In this lab, I introduce three counter-GIFs that respond to and subvert the conventions of various GIF genres.
This counter-GIF subverts the conventions of the reaction GIF by drawing attention to the difference between the affect depicted in a GIF and the GIF-user’s actual affect. Although animated GIFs imply that the depicted action is the same as the user’s embodied action, this is often not the case. Indeed, as reaction GIFs become more dramatic, the gulf between our embodied reactions and those depicted in GIFs widens.
Miltner and Highfield (2017) claim that conciseness is a defining feature of reaction GIFs, arguing that reactions GIFs “plac[e] attention on a single visual action, feeling, or response” (5).
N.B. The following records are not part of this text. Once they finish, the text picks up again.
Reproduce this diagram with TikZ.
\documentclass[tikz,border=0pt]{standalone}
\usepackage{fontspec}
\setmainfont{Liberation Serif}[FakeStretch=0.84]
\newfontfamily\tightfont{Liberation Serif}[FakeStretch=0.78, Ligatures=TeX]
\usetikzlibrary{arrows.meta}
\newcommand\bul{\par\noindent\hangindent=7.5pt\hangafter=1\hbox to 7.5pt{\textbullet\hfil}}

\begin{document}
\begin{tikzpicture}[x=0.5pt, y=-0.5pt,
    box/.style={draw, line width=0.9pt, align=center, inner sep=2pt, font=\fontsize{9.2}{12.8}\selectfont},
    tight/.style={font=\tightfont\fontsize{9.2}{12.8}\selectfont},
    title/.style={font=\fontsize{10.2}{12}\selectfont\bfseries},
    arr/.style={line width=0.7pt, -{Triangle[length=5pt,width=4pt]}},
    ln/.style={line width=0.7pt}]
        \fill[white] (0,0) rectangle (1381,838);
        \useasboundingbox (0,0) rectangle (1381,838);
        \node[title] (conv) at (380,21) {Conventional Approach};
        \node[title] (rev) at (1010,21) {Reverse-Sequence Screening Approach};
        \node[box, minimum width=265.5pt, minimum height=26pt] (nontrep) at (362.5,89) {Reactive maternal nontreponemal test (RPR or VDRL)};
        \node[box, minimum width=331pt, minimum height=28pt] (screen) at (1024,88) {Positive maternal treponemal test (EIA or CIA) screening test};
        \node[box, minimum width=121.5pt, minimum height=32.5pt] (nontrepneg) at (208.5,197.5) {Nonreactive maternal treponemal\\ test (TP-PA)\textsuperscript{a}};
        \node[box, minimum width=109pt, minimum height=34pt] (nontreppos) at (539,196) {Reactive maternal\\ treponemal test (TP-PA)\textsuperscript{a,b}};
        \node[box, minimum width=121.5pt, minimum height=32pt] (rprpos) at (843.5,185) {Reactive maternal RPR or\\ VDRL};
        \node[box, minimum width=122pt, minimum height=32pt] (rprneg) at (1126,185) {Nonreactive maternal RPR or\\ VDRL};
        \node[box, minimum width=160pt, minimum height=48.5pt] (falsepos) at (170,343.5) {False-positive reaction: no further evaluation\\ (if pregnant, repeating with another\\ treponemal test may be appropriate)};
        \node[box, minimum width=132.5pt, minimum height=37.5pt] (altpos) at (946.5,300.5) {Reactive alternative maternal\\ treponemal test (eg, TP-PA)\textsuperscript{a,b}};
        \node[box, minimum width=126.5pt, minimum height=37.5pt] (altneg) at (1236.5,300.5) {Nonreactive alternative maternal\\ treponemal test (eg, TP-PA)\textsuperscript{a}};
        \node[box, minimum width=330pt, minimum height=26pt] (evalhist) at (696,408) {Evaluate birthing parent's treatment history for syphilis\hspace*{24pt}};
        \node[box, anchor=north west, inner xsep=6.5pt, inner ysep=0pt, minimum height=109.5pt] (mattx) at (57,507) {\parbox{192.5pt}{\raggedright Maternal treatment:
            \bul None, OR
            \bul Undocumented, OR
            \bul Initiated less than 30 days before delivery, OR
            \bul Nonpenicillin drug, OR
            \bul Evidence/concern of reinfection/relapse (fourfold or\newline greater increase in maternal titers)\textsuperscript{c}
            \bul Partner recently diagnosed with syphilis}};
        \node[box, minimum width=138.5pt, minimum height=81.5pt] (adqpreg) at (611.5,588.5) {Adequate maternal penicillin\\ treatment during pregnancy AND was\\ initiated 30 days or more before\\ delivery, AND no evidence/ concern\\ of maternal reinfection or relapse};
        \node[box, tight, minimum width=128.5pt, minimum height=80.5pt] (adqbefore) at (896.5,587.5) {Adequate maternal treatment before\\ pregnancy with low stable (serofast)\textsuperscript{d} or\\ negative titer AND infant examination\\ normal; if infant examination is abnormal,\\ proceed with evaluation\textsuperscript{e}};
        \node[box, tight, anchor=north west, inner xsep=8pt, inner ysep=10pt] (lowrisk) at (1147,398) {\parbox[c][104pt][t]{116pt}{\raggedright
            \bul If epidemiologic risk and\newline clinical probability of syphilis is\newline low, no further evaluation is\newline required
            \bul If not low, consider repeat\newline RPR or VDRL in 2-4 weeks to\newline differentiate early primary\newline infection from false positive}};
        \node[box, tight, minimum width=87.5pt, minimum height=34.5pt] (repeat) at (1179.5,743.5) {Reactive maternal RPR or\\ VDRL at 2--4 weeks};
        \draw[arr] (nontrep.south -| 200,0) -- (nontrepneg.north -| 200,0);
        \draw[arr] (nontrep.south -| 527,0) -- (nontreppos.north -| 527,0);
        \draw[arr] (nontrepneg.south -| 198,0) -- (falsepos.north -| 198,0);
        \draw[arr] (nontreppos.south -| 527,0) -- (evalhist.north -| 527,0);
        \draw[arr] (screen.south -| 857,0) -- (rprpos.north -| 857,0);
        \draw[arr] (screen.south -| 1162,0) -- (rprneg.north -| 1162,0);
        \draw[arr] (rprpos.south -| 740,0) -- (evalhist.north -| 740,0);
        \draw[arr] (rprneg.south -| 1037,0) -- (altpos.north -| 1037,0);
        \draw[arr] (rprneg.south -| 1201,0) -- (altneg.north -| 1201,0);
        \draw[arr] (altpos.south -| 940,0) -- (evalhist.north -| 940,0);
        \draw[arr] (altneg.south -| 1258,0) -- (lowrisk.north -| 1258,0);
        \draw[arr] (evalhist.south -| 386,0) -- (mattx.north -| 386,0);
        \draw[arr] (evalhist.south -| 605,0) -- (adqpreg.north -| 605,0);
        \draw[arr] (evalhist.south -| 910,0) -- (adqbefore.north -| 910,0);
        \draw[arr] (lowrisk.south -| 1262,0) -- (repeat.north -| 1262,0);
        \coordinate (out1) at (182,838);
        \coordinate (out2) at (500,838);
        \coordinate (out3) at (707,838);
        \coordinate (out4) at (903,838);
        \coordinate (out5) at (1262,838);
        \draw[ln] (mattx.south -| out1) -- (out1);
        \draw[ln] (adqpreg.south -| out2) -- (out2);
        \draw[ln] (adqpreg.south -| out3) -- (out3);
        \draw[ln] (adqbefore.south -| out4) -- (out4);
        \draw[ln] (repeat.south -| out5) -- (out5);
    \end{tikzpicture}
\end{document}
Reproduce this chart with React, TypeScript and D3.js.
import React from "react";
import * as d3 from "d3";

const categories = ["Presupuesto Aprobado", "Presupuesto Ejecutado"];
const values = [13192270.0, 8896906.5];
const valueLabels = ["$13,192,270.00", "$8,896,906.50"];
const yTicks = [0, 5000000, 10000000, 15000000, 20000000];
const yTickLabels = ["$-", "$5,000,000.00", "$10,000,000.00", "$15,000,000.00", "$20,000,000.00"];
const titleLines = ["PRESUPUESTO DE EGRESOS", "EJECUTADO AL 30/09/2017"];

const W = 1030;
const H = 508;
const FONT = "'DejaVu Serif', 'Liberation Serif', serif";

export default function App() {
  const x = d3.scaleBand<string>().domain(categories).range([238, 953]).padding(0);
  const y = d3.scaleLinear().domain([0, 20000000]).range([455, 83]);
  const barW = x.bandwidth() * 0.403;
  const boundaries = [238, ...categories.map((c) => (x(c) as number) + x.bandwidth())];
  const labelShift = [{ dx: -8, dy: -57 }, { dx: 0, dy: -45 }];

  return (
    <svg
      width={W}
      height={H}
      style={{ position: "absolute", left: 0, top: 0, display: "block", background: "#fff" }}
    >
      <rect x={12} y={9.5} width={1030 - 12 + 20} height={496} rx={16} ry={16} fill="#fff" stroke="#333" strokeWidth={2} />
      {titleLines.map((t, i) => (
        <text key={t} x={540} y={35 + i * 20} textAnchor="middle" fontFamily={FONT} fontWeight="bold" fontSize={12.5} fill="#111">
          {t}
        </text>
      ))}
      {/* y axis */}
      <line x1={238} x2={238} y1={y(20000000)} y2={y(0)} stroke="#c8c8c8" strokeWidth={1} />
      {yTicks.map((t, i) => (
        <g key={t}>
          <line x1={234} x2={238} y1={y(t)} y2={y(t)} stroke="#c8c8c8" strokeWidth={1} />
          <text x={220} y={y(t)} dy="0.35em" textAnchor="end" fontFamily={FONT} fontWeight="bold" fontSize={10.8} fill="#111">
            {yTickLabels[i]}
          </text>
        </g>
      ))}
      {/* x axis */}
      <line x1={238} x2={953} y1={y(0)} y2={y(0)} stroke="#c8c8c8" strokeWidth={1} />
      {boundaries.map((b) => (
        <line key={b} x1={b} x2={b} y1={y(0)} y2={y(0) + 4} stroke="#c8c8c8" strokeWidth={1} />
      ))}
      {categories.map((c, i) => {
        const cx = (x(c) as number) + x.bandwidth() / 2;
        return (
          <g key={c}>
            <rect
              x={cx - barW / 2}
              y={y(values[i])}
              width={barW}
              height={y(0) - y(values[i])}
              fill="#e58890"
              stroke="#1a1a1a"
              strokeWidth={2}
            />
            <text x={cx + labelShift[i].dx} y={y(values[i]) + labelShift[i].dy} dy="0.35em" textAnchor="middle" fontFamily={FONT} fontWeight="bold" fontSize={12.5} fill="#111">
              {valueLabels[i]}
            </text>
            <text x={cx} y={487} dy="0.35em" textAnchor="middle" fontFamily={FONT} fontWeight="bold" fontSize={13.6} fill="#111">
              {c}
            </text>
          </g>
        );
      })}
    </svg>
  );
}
The parallel and opposite reactions displayed in the counter-GIF subvert the notion that reaction GIFs depict singular, concise gestures.
In cinemagraph GIFs, one element of the image moves while the rest remains still. Because of their aesthetic appeal, cinemagraph GIFs are often used for “higher” artistic purposes, such as visually quoting films or creating artistic advertisements. “A Brief History of the GIF” (2014), Jason Eppink claims that cinemagraph GIFs “typically fetishize a consumer good or identity” (303). The first GIF depicts an idyllic lifestyle, complete with a candle and avocados as props. In the second GIF, there is still only one element that moves (the bags blowing in the wind) but its content, a trash can, is decidedly unaesthetic.
Fandom GIFs often portray the moment that a fan’s OTP (one true pairing) gets together. Looped ad infinitum, the fandom GIF provides a way for fans to relive their favorite moments in a series. Accordingly, the first GIF pictures the moment that Jim and Pam share their first kiss on NBC’s The Office.
In the second GIF, however, the happy moment is interrupted and spliced with images of the two characters’ competing love interests. First there is Pam’s season 1 fiancé, Roy; then Jim’s seasons 2-3 girlfriend, Karen; and finally Pam’s season 9 flirtation, Brian. The quality of being “stuck in time” is undermined by including characters who appear throughout the show’s nine seasons.